Exercise instructions
Skip every picture and transcribe the remaining material exactly.

_ _ _

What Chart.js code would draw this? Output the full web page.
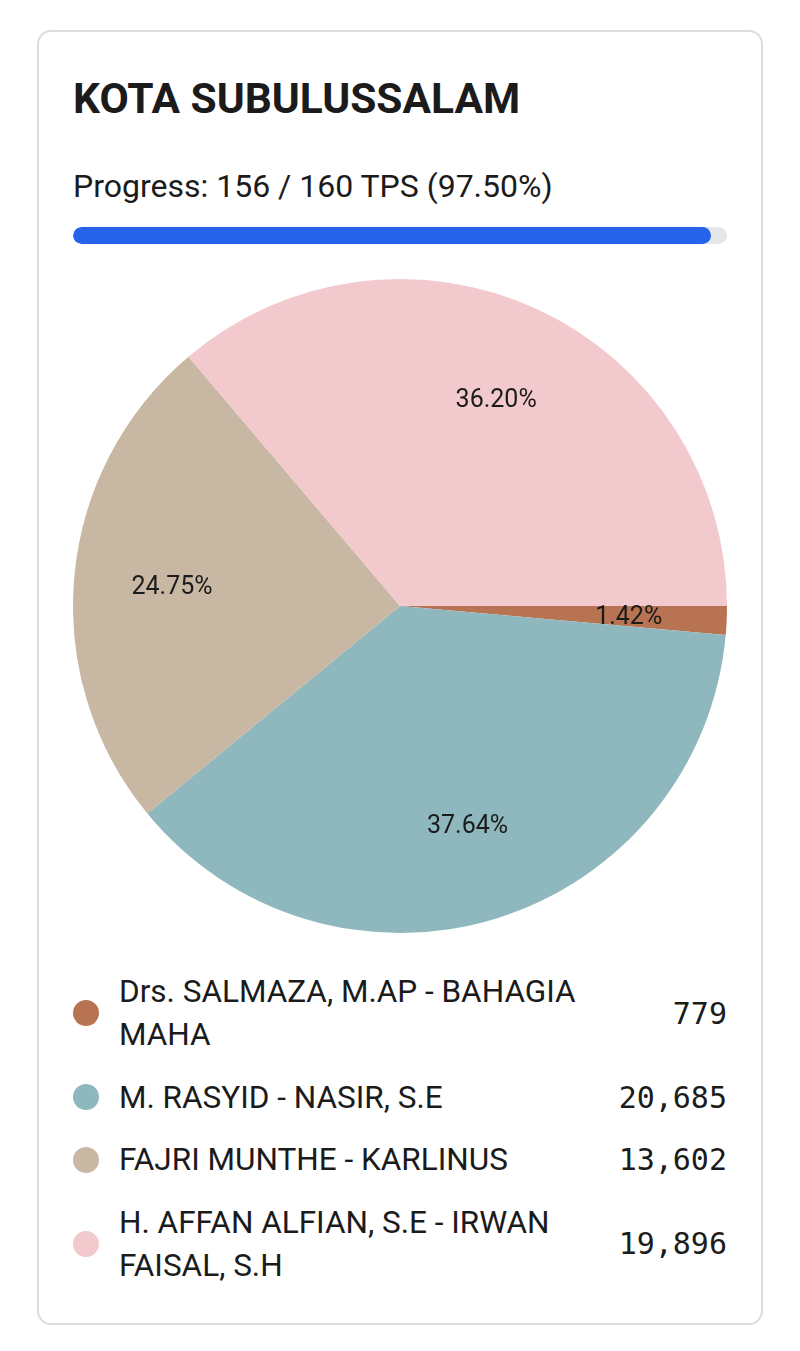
<!DOCTYPE html>
<html>
<head>
<meta charset="utf-8">
<script src="https://cdn.jsdelivr.net/npm/chart.js@4.4.1/dist/chart.umd.min.js"></script>
<style>
  html, body { margin: 0; padding: 0; background: #ffffff; }
  body { width: 800px; height: 1351px; position: relative; font-family: Roboto, "Liberation Sans", sans-serif; color: #1b1b1b; }
  .card { position: absolute; left: 37px; top: 30px; width: 722px; height: 1291px; border: 2px solid #dedede; border-radius: 14px; background: #fff; }
  .title { position: absolute; left: 73px; top: 74px; font-size: 42.5px; font-weight: 700; line-height: 50px; margin: 0; white-space: nowrap; }
  .progress-text { position: absolute; left: 73px; top: 167px; font-size: 32px; line-height: 38px; white-space: nowrap; }
  .track { position: absolute; left: 73px; top: 227px; width: 654px; height: 17px; border-radius: 9px; background: #e5e7eb; overflow: hidden; }
  .fill { height: 100%; background: #2563eb; border-radius: 9px; }
  .chartbox { position: absolute; left: 73px; top: 279px; width: 654px; height: 654px; }
  .legend { position: absolute; left: 73px; top: 970px; width: 654px; }
  .row { display: flex; align-items: center; margin-bottom: 19.5px; }
  .dot { width: 26px; height: 26px; border-radius: 50%; flex: 0 0 26px; margin-right: 20px; }
  .name { flex: 1 1 auto; font-size: 31.5px; line-height: 43px; padding-right: 30px; }
  .val { flex: 0 0 auto; font-family: "DejaVu Sans Mono", monospace; font-size: 30px; line-height: 43px; text-align: right; }
</style>
</head>
<body>
<div class="card"></div>
<div class="title" id="title"></div>
<div class="progress-text" id="ptext"></div>
<div class="track"><div class="fill" id="pfill"></div></div>
<div class="chartbox"><canvas id="pie"></canvas></div>
<div class="legend" id="legend"></div>
<script>
const regionTitle = "KOTA SUBULUSSALAM";
const tpsDone = 156;
const tpsTotal = 160;
const candidates = [
  "Drs. SALMAZA, M.AP - BAHAGIA MAHA",
  "M. RASYID - NASIR, S.E",
  "FAJRI MUNTHE - KARLINUS",
  "H. AFFAN ALFIAN, S.E - IRWAN FAISAL, S.H"
];
const votes = [779, 20685, 13602, 19896];
const sliceColors = ["#b87352", "#8eb8bd", "#c8b7a2", "#f2cacd"];

document.getElementById('title').textContent = regionTitle;
const pct = (tpsDone / tpsTotal * 100);
document.getElementById('ptext').textContent = `Progress: ${tpsDone} / ${tpsTotal} TPS (${pct.toFixed(2)}%)`;
document.getElementById('pfill').style.width = pct + '%';

const legend = document.getElementById('legend');
candidates.forEach((c, i) => {
  const row = document.createElement('div'); row.className = 'row';
  const dot = document.createElement('div'); dot.className = 'dot'; dot.style.background = sliceColors[i];
  const nm = document.createElement('div'); nm.className = 'name'; nm.textContent = c;
  const v = document.createElement('div'); v.className = 'val'; v.textContent = votes[i].toLocaleString('en-US');
  row.appendChild(dot); row.appendChild(nm); row.appendChild(v);
  legend.appendChild(row);
});

const total = votes.reduce((a, b) => a + b, 0);
const pctLabels = {
  id: 'pctLabels',
  afterDatasetsDraw(chart) {
    const ctx = chart.ctx;
    const meta = chart.getDatasetMeta(0);
    ctx.save();
    ctx.font = '25px Roboto, "Liberation Sans", sans-serif';
    ctx.fillStyle = '#1b1b1b';
    ctx.textAlign = 'center';
    ctx.textBaseline = 'middle';
    meta.data.forEach((arc, i) => {
      const p = arc.getProps(['x', 'y', 'startAngle', 'endAngle', 'outerRadius'], true);
      const mid = (p.startAngle + p.endAngle) / 2;
      const r = p.outerRadius * 0.7;
      const txt = (votes[i] / total * 100).toFixed(2) + '%';
      ctx.fillText(txt, p.x + Math.cos(mid) * r, p.y + Math.sin(mid) * r + 2);
    });
    ctx.restore();
  }
};

new Chart(document.getElementById('pie'), {
  type: 'pie',
  data: {
    labels: candidates,
    datasets: [{
      data: votes,
      backgroundColor: sliceColors,
      borderWidth: 0,
      hoverOffset: 0,
      offset: 0
    }]
  },
  options: {
    responsive: true,
    maintainAspectRatio: false,
    animation: false,
    rotation: 90,
    events: [],
    layout: { padding: 0 },
    plugins: { legend: { display: false }, tooltip: { enabled: false } }
  },
  plugins: [pctLabels]
});
</script>
</body>
</html>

_ _ _

Complete output
What Chart.js code would draw this? Output the full web page.
<!DOCTYPE html>
<html>
<head>
<meta charset="utf-8">
<script src="https://cdn.jsdelivr.net/npm/chart.js@4.4.1/dist/chart.umd.min.js"></script>
<style>
  html, body { margin: 0; padding: 0; background: #ffffff; }
  body { width: 800px; height: 1351px; position: relative; font-family: Roboto, "Liberation Sans", sans-serif; color: #1b1b1b; }
  .card { position: absolute; left: 37px; top: 30px; width: 722px; height: 1291px; border: 2px solid #dedede; border-radius: 14px; background: #fff; }
  .title { position: absolute; left: 73px; top: 74px; font-size: 42.5px; font-weight: 700; line-height: 50px; margin: 0; white-space: nowrap; }
  .progress-text { position: absolute; left: 73px; top: 167px; font-size: 32px; line-height: 38px; white-space: nowrap; }
  .track { position: absolute; left: 73px; top: 227px; width: 654px; height: 17px; border-radius: 9px; background: #e5e7eb; overflow: hidden; }
  .fill { height: 100%; background: #2563eb; border-radius: 9px; }
  .chartbox { position: absolute; left: 73px; top: 279px; width: 654px; height: 654px; }
  .legend { position: absolute; left: 73px; top: 970px; width: 654px; }
  .row { display: flex; align-items: center; margin-bottom: 19.5px; }
  .dot { width: 26px; height: 26px; border-radius: 50%; flex: 0 0 26px; margin-right: 20px; }
  .name { flex: 1 1 auto; font-size: 31.5px; line-height: 43px; padding-right: 30px; }
  .val { flex: 0 0 auto; font-family: "DejaVu Sans Mono", monospace; font-size: 30px; line-height: 43px; text-align: right; }
</style>
</head>
<body>
<div class="card"></div>
<div class="title" id="title"></div>
<div class="progress-text" id="ptext"></div>
<div class="track"><div class="fill" id="pfill"></div></div>
<div class="chartbox"><canvas id="pie"></canvas></div>
<div class="legend" id="legend"></div>
<script>
const regionTitle = "KOTA SUBULUSSALAM";
const tpsDone = 156;
const tpsTotal = 160;
const candidates = [
  "Drs. SALMAZA, M.AP - BAHAGIA MAHA",
  "M. RASYID - NASIR, S.E",
  "FAJRI MUNTHE - KARLINUS",
  "H. AFFAN ALFIAN, S.E - IRWAN FAISAL, S.H"
];
const votes = [779, 20685, 13602, 19896];
const sliceColors = ["#b87352", "#8eb8bd", "#c8b7a2", "#f2cacd"];

document.getElementById('title').textContent = regionTitle;
const pct = (tpsDone / tpsTotal * 100);
document.getElementById('ptext').textContent = `Progress: ${tpsDone} / ${tpsTotal} TPS (${pct.toFixed(2)}%)`;
document.getElementById('pfill').style.width = pct + '%';

const legend = document.getElementById('legend');
candidates.forEach((c, i) => {
  const row = document.createElement('div'); row.className = 'row';
  const dot = document.createElement('div'); dot.className = 'dot'; dot.style.background = sliceColors[i];
  const nm = document.createElement('div'); nm.className = 'name'; nm.textContent = c;
  const v = document.createElement('div'); v.className = 'val'; v.textContent = votes[i].toLocaleString('en-US');
  row.appendChild(dot); row.appendChild(nm); row.appendChild(v);
  legend.appendChild(row);
});

const total = votes.reduce((a, b) => a + b, 0);
const pctLabels = {
  id: 'pctLabels',
  afterDatasetsDraw(chart) {
    const ctx = chart.ctx;
    const meta = chart.getDatasetMeta(0);
    ctx.save();
    ctx.font = '25px Roboto, "Liberation Sans", sans-serif';
    ctx.fillStyle = '#1b1b1b';
    ctx.textAlign = 'center';
    ctx.textBaseline = 'middle';
    meta.data.forEach((arc, i) => {
      const p = arc.getProps(['x', 'y', 'startAngle', 'endAngle', 'outerRadius'], true);
      const mid = (p.startAngle + p.endAngle) / 2;
      const r = p.outerRadius * 0.7;
      const txt = (votes[i] / total * 100).toFixed(2) + '%';
      ctx.fillText(txt, p.x + Math.cos(mid) * r, p.y + Math.sin(mid) * r + 2);
    });
    ctx.restore();
  }
};

new Chart(document.getElementById('pie'), {
  type: 'pie',
  data: {
    labels: candidates,
    datasets: [{
      data: votes,
      backgroundColor: sliceColors,
      borderWidth: 0,
      hoverOffset: 0,
      offset: 0
    }]
  },
  options: {
    responsive: true,
    maintainAspectRatio: false,
    animation: false,
    rotation: 90,
    events: [],
    layout: { padding: 0 },
    plugins: { legend: { display: false }, tooltip: { enabled: false } }
  },
  plugins: [pctLabels]
});
</script>
</body>
</html>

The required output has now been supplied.